В свое время он составил себе «расписание». На большом листе бумаги выписал сверху горизонтально дни недели, сбоку вертикально часы дня и отметил, что должен делать каждый день в такой-то час. Было указано даже время для чтения новых книг. Расписание было подробное. Он показал его жене, но та отнеслась к затее ласково-иронически:
— Если б я не знала, что ты очень умен, Митя, я подумала бы, что в тебе есть и некоторая ограниченность. Разве можно жить по расписанию? — сказала она. — Да никогда всего и включить нельзя.
Татьяна Михайловна имела на мужа такое влияние, что он скоро бросил бумагу в корзину. Однако старался и без расписания вносить в свою жизнь возможно больше порядка и точности; так, аккуратно записывал все свои доходы и главные расходы; никаких заседаний никогда не пропускал и на них не опаздывал; настаивал, чтобы завтрак и обед подавались в точно определенное время.
В этот июньский солнечный день, ровно в восемь часов утра он уже не в халате, а в прекрасном, тщательно выглаженном сером костюме, с такими же по цвету галстуком и носками, вышел в столовую и с удовлетворением окинул взглядом накрытый белоснежной скатертью стол. Калача и масла на столе не было, но врач разрешил икру, и Татьяна Михайловна ежедневно ее покупала у Елисеева «свежей получки, прямо из Астрахани». Уже был соединен со штепселем небольшой серебряный электрический самовар, — непринятая в Москве новинка. Дмитрий Анатольевич любил всё новое и находил странным, что самовары остались такие же, какие были чуть не при Петре Великом; пора бы, где можно, освобождать прислугу от лишнего труда.

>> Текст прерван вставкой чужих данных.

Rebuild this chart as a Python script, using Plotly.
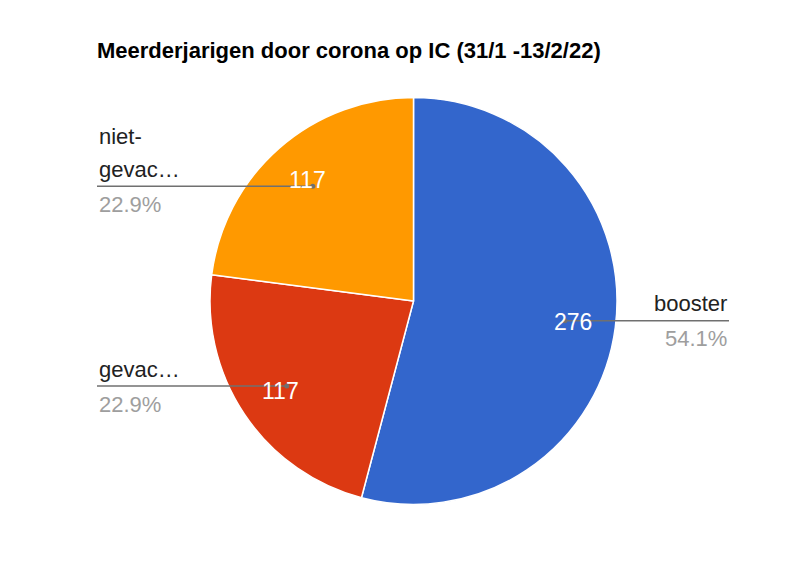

Не любил он только домов новой московской стройки, и лет пять тому назад, когда стал много зарабатывать, снял в старом доме поместительную квартиру с большими высокими комнатами, с толстыми стенами, с голландскими печами; произвел в ней капитальный ремонт, устроил вторую ванную, для жены. Татьяна Михайловна была в восторге. Она проводила в горячей воде часа полтора в день. Об этом уже Дмитрий Анатольевич говорил ей: «Чрезвычайно вредно, ты просто себя губишь!» и она тоже этому не верила. «Собственная ванна это единственная роскошь, которая действительно доставила мне радость!» — сказала она мужу и тотчас поправилась, заметив огорчение на его лице: — «Ну, не единственная, конечно, но самая главная». На стене был шкапчик красного дерева; поставили туда борную кислоту, бертолетовую соль, новейшие лекарства против головной боли, антипирин, фенацетин. Эта домашняя аптека увеличивала уютность их благоустроенной жизни: есть на случай и борная кислота.